The overwhelming majority of articles related to networking focus on expanding your business exposure, increasing the profile of your brand (either personal or professional), or some other hardwired business impact.

 

However one of the most under-reported benefits directly tied to expanding your professional network has nothing to do with your image or business—but instead, your resiliency.
 

How so?


Recently I attended a conference as part of my membership in a professional organization. This is the same conference I’ve attended for nearly ten years. Colleagues have become friends. 

 

These friendships have strengthened and endured over the years.  With the benefit of technology, staying connected is easier than ever. While we have a connection and bond that is distinct, it didn’t happen at once. It grew over time. We started with a spark—a connection, and really nurtured the fire.

 

Our lives are now so interconnected, this group is often who I text when I want to share amazing news, have a difficulty problem, or need someone to kick my ass with some tough love!
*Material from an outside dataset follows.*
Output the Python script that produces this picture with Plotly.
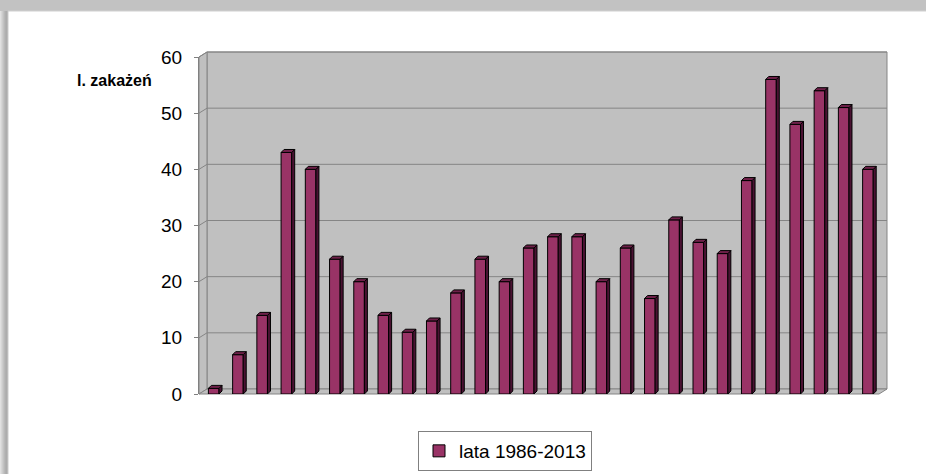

I can call them when I need to cry or want someone to make me laugh because of a horrible day.  We celebrate successes and milestones with reckless abandon.  

 

They are my tribe, they get me. 

 

 What keeps us coming back…

Many leadership roles can be lonely within an organization. Vulnerability among peers may be challenging, individuals above you may be disconnected from your own problems or critical of your frustrations or issues, and subordinates are never a wise place to seek solace.  Add to this, the concerns of politics, or hidden agendas.

 

However, colleagues at other institutions in similar roles can provide this companionship, without the threat of direct competition.

 

Sharing similar problems and goals give you a fantastic appreciation for one another.  They offer an outsiders perspective, a very knowledgeable outsider at that. You truly understand their struggle, and they yours, often with little or no backstory required for them to get it. 

 

These relationships help you overcome challenges, build you back up when needed and metaphorically (although sometimes literally) refill your cup.